## Objective
Retype the data that follows line by line, exactly, and leave its pictures out.

## Information provided
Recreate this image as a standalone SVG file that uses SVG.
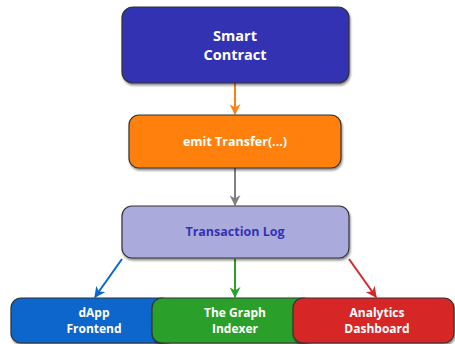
<svg xmlns="http://www.w3.org/2000/svg" width="455" height="344" viewBox="0 0 455 344">
<defs>
<filter id="sh" x="-10%" y="-10%" width="130%" height="140%">
<feGaussianBlur in="SourceAlpha" stdDeviation="1"/>
<feOffset dx="1" dy="1.5" result="o"/>
<feComponentTransfer><feFuncA type="linear" slope="0.45"/></feComponentTransfer>
<feMerge><feMergeNode/><feMergeNode in="SourceGraphic"/></feMerge>
</filter>
<marker id="ao" viewBox="0 0 10 10" refX="9" refY="5" markerWidth="11" markerHeight="11" markerUnits="userSpaceOnUse" orient="auto"><path d="M0,0 L10,5 L0,10 L3,5 Z" fill="#ff8010"/></marker>
<marker id="ag" viewBox="0 0 10 10" refX="9" refY="5" markerWidth="11" markerHeight="11" markerUnits="userSpaceOnUse" orient="auto"><path d="M0,0 L10,5 L0,10 L3,5 Z" fill="#808080"/></marker>
<marker id="ab" viewBox="0 0 10 10" refX="9" refY="5" markerWidth="11" markerHeight="11" markerUnits="userSpaceOnUse" orient="auto"><path d="M0,0 L10,5 L0,10 L3,5 Z" fill="#0a66cc"/></marker>
<marker id="agr" viewBox="0 0 10 10" refX="9" refY="5" markerWidth="11" markerHeight="11" markerUnits="userSpaceOnUse" orient="auto"><path d="M0,0 L10,5 L0,10 L3,5 Z" fill="#2ca02c"/></marker>
<marker id="ar" viewBox="0 0 10 10" refX="9" refY="5" markerWidth="11" markerHeight="11" markerUnits="userSpaceOnUse" orient="auto"><path d="M0,0 L10,5 L0,10 L3,5 Z" fill="#d62728"/></marker>
</defs>
<style>
.box{stroke:#333;stroke-width:1.2;filter:url(#sh)}
.t{font-family:"Open Sans","DejaVu Sans",sans-serif;font-weight:bold;text-anchor:middle;fill:#fff}
.c{fill:none;stroke-width:2}
</style>
<g id="connectors">
<line class="c" x1="235" y1="83" x2="235" y2="114" stroke="#ff8010" marker-end="url(#ao)"/>
<line class="c" x1="235" y1="168" x2="235" y2="205" stroke="#808080" marker-end="url(#ag)"/>
<line class="c" x1="122" y1="259" x2="95" y2="297" stroke="#0a66cc" marker-end="url(#ab)"/>
<line class="c" x1="235" y1="259" x2="235" y2="297" stroke="#2ca02c" marker-end="url(#agr)"/>
<line class="c" x1="349" y1="259" x2="376" y2="297" stroke="#d62728" marker-end="url(#ar)"/>
</g>
<g id="smart-contract">
<rect class="box" x="122" y="7" width="227" height="76" rx="11" fill="#3333b2"/>
<text class="t" x="235" y="41" font-size="14.5">Smart</text>
<text class="t" x="235" y="60" font-size="14.5">Contract</text>
</g>
<g id="emit-transfer">
<rect class="box" x="129" y="115" width="212" height="53" rx="10" fill="#ff8010"/>
<text class="t" x="235" y="146" font-size="12.5">emit Transfer(...)</text>
</g>
<g id="transaction-log">
<rect class="box" x="122" y="206" width="227" height="52" rx="10" fill="#aaaadd"/>
<text class="t" x="235" y="236" font-size="12.5" style="fill:#3333b2">Transaction Log</text>
</g>
<g id="dapp-frontend">
<rect class="box" x="11" y="298" width="161" height="45" rx="10" fill="#0a66cc"/>
<text class="t" x="94" y="317" font-size="12">dApp</text>
<text class="t" x="94" y="333" font-size="12">Frontend</text>
</g>
<g id="graph-indexer">
<rect class="box" x="152" y="298" width="161" height="45" rx="10" fill="#2ca02c"/>
<text class="t" x="235" y="317" font-size="12">The Graph</text>
<text class="t" x="235" y="333" font-size="12">Indexer</text>
</g>
<g id="analytics-dashboard">
<rect class="box" x="293" y="298" width="161" height="45" rx="10" fill="#d62728"/>
<text class="t" x="377" y="317" font-size="12">Analytics</text>
<text class="t" x="377" y="333" font-size="12">Dashboard</text>
</g>
</svg>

## Solution to this task
Recreate this image as a standalone SVG file that uses SVG.
<svg xmlns="http://www.w3.org/2000/svg" width="455" height="344" viewBox="0 0 455 344">
<defs>
<filter id="sh" x="-10%" y="-10%" width="130%" height="140%">
<feGaussianBlur in="SourceAlpha" stdDeviation="1"/>
<feOffset dx="1" dy="1.5" result="o"/>
<feComponentTransfer><feFuncA type="linear" slope="0.45"/></feComponentTransfer>
<feMerge><feMergeNode/><feMergeNode in="SourceGraphic"/></feMerge>
</filter>
<marker id="ao" viewBox="0 0 10 10" refX="9" refY="5" markerWidth="11" markerHeight="11" markerUnits="userSpaceOnUse" orient="auto"><path d="M0,0 L10,5 L0,10 L3,5 Z" fill="#ff8010"/></marker>
<marker id="ag" viewBox="0 0 10 10" refX="9" refY="5" markerWidth="11" markerHeight="11" markerUnits="userSpaceOnUse" orient="auto"><path d="M0,0 L10,5 L0,10 L3,5 Z" fill="#808080"/></marker>
<marker id="ab" viewBox="0 0 10 10" refX="9" refY="5" markerWidth="11" markerHeight="11" markerUnits="userSpaceOnUse" orient="auto"><path d="M0,0 L10,5 L0,10 L3,5 Z" fill="#0a66cc"/></marker>
<marker id="agr" viewBox="0 0 10 10" refX="9" refY="5" markerWidth="11" markerHeight="11" markerUnits="userSpaceOnUse" orient="auto"><path d="M0,0 L10,5 L0,10 L3,5 Z" fill="#2ca02c"/></marker>
<marker id="ar" viewBox="0 0 10 10" refX="9" refY="5" markerWidth="11" markerHeight="11" markerUnits="userSpaceOnUse" orient="auto"><path d="M0,0 L10,5 L0,10 L3,5 Z" fill="#d62728"/></marker>
</defs>
<style>
.box{stroke:#333;stroke-width:1.2;filter:url(#sh)}
.t{font-family:"Open Sans","DejaVu Sans",sans-serif;font-weight:bold;text-anchor:middle;fill:#fff}
.c{fill:none;stroke-width:2}
</style>
<g id="connectors">
<line class="c" x1="235" y1="83" x2="235" y2="114" stroke="#ff8010" marker-end="url(#ao)"/>
<line class="c" x1="235" y1="168" x2="235" y2="205" stroke="#808080" marker-end="url(#ag)"/>
<line class="c" x1="122" y1="259" x2="95" y2="297" stroke="#0a66cc" marker-end="url(#ab)"/>
<line class="c" x1="235" y1="259" x2="235" y2="297" stroke="#2ca02c" marker-end="url(#agr)"/>
<line class="c" x1="349" y1="259" x2="376" y2="297" stroke="#d62728" marker-end="url(#ar)"/>
</g>
<g id="smart-contract">
<rect class="box" x="122" y="7" width="227" height="76" rx="11" fill="#3333b2"/>
<text class="t" x="235" y="41" font-size="14.5">Smart</text>
<text class="t" x="235" y="60" font-size="14.5">Contract</text>
</g>
<g id="emit-transfer">
<rect class="box" x="129" y="115" width="212" height="53" rx="10" fill="#ff8010"/>
<text class="t" x="235" y="146" font-size="12.5">emit Transfer(...)</text>
</g>
<g id="transaction-log">
<rect class="box" x="122" y="206" width="227" height="52" rx="10" fill="#aaaadd"/>
<text class="t" x="235" y="236" font-size="12.5" style="fill:#3333b2">Transaction Log</text>
</g>
<g id="dapp-frontend">
<rect class="box" x="11" y="298" width="161" height="45" rx="10" fill="#0a66cc"/>
<text class="t" x="94" y="317" font-size="12">dApp</text>
<text class="t" x="94" y="333" font-size="12">Frontend</text>
</g>
<g id="graph-indexer">
<rect class="box" x="152" y="298" width="161" height="45" rx="10" fill="#2ca02c"/>
<text class="t" x="235" y="317" font-size="12">The Graph</text>
<text class="t" x="235" y="333" font-size="12">Indexer</text>
</g>
<g id="analytics-dashboard">
<rect class="box" x="293" y="298" width="161" height="45" rx="10" fill="#d62728"/>
<text class="t" x="377" y="317" font-size="12">Analytics</text>
<text class="t" x="377" y="333" font-size="12">Dashboard</text>
</g>
</svg>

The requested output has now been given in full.